>> Begin

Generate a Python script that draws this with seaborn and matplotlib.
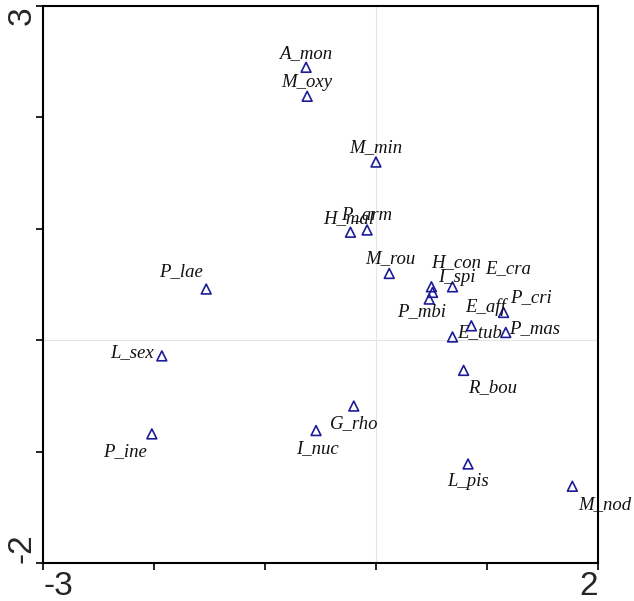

>> End
>> Begin

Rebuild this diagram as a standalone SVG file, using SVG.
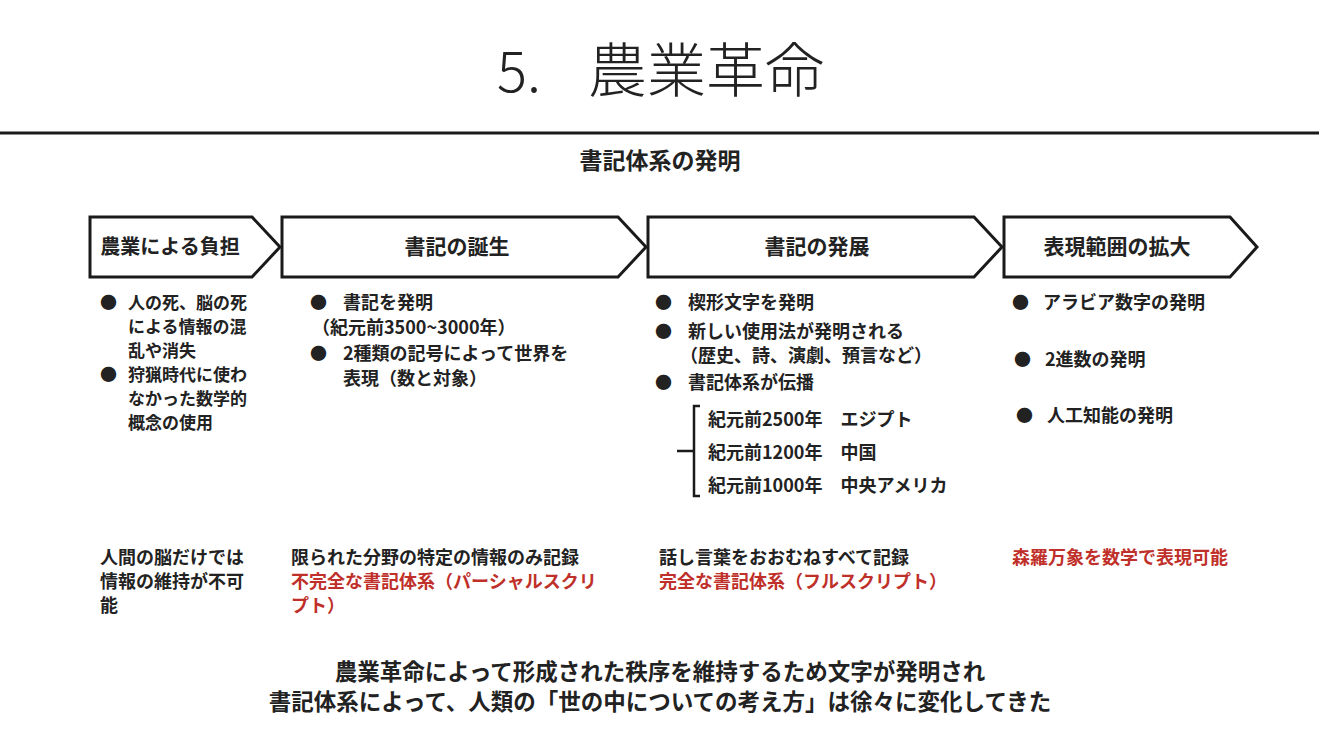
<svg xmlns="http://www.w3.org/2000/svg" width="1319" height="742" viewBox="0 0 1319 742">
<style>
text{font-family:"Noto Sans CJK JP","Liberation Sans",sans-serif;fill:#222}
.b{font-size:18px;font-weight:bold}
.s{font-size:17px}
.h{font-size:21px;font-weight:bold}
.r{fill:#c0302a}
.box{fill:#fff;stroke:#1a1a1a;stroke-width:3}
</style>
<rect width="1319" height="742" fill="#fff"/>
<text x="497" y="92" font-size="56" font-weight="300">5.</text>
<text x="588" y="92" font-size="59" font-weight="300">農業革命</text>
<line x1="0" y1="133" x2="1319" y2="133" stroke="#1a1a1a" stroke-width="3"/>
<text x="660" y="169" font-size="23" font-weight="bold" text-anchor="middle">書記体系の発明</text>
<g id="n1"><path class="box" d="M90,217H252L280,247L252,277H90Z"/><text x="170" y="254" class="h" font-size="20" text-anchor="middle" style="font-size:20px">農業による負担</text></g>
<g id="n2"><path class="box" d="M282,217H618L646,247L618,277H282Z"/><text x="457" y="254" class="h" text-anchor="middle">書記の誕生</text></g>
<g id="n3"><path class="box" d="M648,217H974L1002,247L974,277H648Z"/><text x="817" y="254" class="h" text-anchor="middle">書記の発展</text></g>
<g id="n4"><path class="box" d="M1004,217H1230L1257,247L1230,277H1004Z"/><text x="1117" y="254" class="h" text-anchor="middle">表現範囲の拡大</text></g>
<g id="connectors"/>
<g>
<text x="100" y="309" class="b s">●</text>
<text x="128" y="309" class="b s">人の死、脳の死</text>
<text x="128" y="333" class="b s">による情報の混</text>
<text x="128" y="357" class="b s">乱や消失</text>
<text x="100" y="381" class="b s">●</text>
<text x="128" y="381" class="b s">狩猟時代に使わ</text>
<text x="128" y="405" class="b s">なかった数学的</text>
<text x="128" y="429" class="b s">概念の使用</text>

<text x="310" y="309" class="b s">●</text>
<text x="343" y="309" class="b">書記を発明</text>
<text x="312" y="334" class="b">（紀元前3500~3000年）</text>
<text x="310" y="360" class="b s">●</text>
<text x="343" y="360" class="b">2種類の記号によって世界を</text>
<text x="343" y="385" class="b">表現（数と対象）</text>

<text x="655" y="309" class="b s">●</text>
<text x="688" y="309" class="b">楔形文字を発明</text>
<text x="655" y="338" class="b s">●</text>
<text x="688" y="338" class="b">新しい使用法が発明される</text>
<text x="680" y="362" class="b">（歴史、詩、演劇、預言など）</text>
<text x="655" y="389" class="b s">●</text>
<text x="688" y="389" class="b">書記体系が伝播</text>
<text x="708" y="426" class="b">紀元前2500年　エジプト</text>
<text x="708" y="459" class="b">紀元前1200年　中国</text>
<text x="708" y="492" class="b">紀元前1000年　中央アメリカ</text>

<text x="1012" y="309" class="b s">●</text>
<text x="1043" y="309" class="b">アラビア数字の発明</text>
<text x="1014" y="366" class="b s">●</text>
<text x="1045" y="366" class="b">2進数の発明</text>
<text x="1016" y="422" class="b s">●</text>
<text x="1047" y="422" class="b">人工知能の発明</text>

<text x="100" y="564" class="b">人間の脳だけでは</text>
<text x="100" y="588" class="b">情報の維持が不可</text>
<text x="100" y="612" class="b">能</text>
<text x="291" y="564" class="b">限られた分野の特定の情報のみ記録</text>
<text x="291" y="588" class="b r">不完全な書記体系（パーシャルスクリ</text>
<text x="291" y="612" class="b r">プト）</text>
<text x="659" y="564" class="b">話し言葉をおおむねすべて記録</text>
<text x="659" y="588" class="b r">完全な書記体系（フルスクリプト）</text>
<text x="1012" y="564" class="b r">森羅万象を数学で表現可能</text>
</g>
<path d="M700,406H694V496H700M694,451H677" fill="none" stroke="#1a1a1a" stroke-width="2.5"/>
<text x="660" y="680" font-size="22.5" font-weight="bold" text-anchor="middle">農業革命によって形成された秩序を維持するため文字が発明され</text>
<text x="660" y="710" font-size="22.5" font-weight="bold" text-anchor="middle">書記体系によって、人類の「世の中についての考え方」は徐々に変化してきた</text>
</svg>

>> End

Which lines hold the string "this"? Copy all of them from the data above.

Generate a Python script that draws this with seaborn and matplotlib.
Rebuild this diagram as a standalone SVG file, using SVG.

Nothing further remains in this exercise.